DO THIS => Look through the listing and locate every line containing the word "that"; copy those lines.

★ ★ ★ ★ ★

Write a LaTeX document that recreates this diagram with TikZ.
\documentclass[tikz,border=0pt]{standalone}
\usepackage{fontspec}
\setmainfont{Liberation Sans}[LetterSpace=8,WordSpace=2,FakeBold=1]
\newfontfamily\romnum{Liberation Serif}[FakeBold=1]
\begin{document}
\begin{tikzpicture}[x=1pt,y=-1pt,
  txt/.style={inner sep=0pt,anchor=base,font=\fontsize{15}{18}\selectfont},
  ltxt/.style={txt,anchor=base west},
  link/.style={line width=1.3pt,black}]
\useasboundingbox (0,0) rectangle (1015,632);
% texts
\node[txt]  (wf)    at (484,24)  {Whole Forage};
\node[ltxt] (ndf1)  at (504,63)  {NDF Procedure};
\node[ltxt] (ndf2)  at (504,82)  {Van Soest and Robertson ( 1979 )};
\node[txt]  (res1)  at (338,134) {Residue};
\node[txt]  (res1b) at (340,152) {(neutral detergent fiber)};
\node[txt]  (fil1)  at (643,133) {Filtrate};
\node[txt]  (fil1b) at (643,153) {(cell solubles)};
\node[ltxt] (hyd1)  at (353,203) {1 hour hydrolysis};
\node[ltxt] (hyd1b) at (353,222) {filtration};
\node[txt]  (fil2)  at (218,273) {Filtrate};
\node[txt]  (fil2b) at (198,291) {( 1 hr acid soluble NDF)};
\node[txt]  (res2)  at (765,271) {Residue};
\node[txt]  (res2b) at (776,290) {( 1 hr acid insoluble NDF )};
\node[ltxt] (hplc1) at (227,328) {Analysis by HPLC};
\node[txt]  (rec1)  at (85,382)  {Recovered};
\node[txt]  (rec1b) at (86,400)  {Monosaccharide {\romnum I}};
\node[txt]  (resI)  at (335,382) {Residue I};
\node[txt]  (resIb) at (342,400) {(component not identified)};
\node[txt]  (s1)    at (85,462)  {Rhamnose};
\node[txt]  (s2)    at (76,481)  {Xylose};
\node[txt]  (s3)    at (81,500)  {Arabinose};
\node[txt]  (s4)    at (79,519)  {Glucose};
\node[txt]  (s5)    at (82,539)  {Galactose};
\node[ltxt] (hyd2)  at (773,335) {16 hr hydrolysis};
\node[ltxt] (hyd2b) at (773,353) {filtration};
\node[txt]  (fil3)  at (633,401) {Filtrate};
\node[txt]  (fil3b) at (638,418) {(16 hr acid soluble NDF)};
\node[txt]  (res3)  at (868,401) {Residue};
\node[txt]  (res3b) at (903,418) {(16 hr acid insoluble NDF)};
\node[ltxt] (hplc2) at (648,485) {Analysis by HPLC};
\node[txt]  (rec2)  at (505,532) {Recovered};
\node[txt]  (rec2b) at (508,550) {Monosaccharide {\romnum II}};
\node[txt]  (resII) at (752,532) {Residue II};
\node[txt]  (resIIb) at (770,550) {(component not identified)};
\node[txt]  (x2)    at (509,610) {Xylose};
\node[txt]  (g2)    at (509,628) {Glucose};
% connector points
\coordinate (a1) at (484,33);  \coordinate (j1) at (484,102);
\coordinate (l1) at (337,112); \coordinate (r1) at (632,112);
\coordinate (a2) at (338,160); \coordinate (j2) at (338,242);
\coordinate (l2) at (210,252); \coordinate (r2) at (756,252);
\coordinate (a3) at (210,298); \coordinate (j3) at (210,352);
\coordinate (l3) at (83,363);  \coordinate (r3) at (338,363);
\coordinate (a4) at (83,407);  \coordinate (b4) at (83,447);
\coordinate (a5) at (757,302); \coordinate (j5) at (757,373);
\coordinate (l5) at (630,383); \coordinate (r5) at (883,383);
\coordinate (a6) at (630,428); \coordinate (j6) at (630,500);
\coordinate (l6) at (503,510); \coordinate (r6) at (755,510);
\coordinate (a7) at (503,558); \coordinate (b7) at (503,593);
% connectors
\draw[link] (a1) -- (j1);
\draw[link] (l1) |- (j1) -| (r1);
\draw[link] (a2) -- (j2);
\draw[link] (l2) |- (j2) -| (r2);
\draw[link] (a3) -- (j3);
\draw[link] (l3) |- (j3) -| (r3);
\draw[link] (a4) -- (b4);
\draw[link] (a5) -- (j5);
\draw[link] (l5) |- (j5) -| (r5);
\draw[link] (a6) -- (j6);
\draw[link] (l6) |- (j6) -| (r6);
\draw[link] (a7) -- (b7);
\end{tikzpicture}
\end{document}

★ ★ ★ ★ ★

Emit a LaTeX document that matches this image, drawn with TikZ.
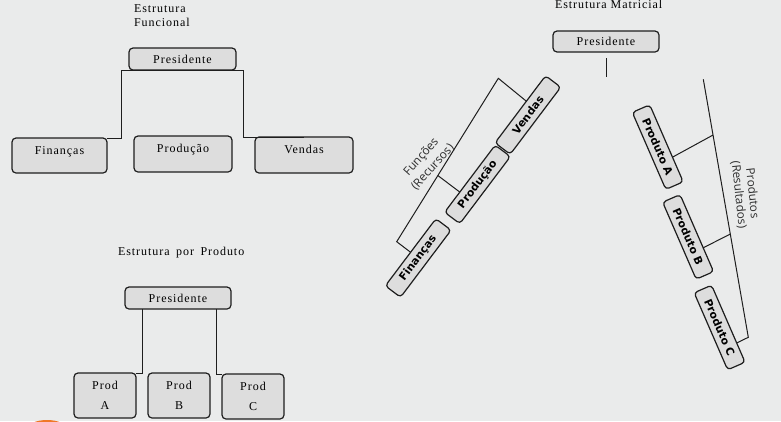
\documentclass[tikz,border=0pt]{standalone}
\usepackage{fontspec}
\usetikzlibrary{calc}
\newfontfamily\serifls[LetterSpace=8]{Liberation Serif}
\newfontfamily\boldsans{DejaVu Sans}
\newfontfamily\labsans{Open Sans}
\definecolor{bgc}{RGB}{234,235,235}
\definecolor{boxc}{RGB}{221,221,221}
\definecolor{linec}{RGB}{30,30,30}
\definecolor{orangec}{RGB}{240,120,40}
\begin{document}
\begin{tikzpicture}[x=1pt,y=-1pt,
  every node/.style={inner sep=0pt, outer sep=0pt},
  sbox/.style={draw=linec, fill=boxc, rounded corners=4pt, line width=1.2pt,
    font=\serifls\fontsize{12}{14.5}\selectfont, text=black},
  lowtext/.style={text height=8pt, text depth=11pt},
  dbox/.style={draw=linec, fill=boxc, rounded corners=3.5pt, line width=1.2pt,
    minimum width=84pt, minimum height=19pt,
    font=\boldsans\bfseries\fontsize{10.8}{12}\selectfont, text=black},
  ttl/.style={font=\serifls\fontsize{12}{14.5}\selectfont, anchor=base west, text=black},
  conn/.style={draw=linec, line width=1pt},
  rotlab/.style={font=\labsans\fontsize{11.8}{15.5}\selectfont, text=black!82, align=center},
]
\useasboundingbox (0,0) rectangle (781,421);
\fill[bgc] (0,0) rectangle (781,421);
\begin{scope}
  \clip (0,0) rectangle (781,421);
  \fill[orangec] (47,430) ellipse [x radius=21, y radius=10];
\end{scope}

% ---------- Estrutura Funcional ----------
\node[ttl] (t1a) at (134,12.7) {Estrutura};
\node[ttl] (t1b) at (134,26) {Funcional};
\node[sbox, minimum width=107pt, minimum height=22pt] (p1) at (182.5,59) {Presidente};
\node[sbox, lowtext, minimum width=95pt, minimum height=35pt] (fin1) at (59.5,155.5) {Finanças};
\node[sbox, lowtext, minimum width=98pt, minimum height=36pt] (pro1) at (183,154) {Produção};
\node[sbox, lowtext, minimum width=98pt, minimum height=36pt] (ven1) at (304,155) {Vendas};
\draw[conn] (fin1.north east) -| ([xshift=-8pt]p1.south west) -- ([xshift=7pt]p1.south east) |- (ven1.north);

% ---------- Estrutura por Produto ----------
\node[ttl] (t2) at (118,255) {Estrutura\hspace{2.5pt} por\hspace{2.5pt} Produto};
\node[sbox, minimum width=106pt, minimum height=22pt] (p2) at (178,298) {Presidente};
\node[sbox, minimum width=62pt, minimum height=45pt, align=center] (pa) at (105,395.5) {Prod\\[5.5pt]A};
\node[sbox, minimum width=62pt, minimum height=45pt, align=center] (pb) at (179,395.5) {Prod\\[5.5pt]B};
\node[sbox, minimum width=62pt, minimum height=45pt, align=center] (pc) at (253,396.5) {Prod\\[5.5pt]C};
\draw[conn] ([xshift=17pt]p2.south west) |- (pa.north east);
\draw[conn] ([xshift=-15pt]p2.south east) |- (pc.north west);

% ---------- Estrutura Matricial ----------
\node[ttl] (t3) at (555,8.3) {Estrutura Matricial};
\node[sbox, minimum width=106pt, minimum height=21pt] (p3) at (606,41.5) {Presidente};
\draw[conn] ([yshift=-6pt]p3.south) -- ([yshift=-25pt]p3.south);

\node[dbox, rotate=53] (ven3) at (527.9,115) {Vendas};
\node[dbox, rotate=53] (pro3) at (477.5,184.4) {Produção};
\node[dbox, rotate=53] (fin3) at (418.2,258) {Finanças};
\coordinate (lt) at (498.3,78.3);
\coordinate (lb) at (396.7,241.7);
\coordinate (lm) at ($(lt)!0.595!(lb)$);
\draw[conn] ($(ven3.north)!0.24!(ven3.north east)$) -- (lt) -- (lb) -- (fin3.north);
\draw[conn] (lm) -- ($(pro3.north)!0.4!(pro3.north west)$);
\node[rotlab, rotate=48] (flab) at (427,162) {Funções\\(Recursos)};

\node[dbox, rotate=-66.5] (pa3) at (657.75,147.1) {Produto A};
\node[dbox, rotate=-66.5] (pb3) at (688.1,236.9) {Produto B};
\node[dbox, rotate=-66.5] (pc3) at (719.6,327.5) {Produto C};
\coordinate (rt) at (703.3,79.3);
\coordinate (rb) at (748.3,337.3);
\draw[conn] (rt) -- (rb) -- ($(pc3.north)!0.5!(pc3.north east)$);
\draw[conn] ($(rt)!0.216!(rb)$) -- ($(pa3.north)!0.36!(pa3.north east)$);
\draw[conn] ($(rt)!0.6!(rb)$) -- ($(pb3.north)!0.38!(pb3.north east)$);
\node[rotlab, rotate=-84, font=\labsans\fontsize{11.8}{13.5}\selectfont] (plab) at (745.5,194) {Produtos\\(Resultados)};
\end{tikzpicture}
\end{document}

★ ★ ★ ★ ★

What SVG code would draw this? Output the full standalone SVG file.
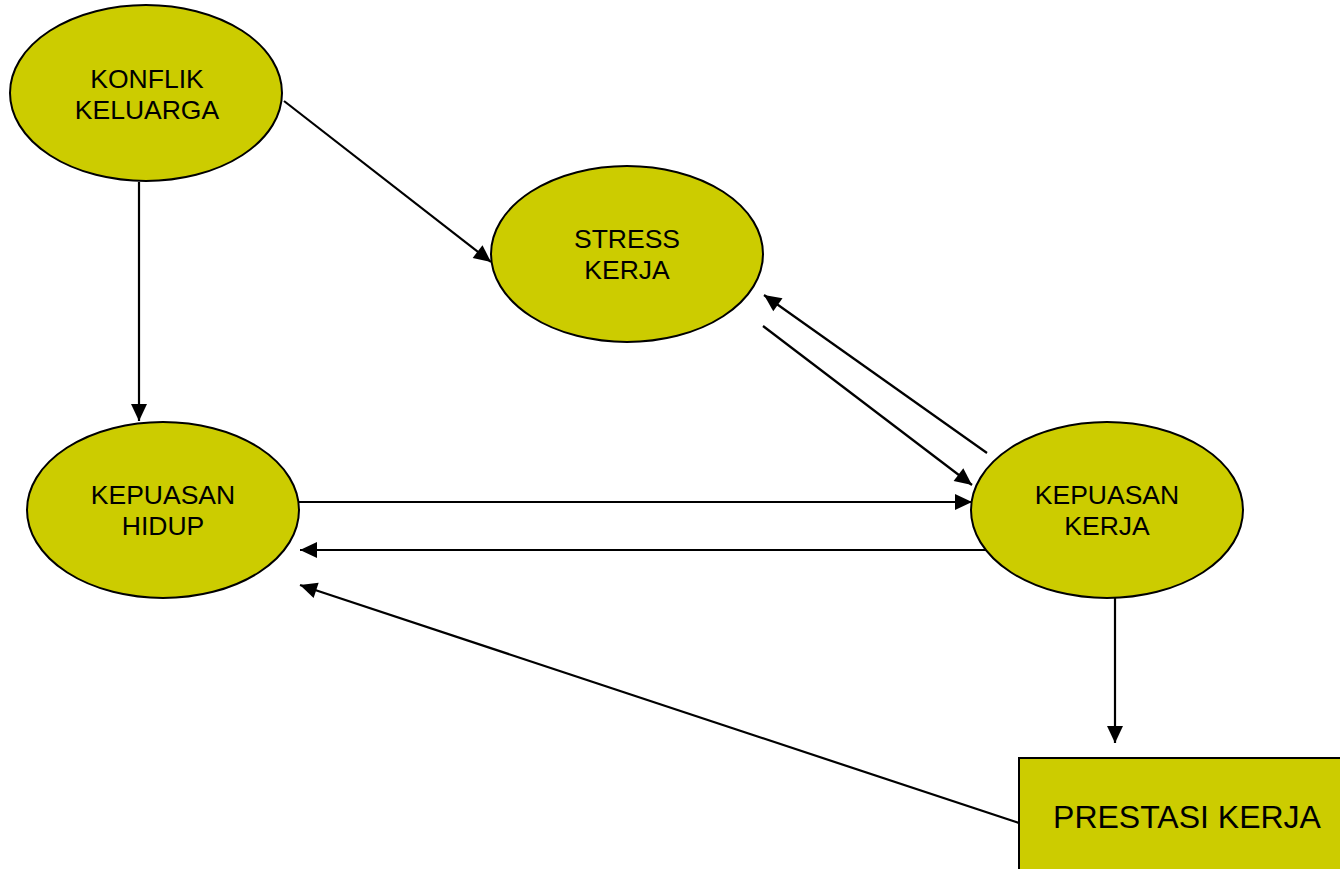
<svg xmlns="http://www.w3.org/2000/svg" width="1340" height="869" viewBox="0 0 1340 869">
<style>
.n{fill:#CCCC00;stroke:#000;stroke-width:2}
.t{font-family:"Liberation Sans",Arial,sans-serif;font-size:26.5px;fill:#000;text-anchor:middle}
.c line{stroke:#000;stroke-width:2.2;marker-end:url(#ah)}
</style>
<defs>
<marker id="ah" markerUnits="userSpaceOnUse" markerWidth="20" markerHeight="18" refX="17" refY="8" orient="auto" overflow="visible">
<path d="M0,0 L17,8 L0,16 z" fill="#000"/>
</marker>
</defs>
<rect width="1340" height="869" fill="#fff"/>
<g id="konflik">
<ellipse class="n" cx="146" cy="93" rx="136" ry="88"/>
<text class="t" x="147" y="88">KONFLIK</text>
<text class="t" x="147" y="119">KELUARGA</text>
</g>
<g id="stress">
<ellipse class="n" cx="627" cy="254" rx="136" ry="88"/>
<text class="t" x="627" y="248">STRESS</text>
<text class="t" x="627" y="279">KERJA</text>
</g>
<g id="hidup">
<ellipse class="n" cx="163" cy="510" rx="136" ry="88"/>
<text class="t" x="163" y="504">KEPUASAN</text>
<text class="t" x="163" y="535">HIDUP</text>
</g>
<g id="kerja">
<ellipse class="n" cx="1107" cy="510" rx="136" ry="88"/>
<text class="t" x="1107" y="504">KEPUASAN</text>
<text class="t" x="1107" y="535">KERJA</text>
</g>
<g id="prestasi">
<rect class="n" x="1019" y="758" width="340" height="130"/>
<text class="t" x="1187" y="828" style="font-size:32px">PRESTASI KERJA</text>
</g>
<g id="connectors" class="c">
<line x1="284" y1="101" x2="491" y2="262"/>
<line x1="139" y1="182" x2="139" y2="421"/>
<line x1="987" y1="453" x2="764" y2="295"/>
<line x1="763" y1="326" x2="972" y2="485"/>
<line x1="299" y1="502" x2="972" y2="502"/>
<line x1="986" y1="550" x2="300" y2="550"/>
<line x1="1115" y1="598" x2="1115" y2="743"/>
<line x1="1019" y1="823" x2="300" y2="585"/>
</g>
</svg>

★ ★ ★ ★ ★

IN RESPONSE =>
Write a LaTeX document that recreates this diagram with TikZ.
Emit a LaTeX document that matches this image, drawn with TikZ.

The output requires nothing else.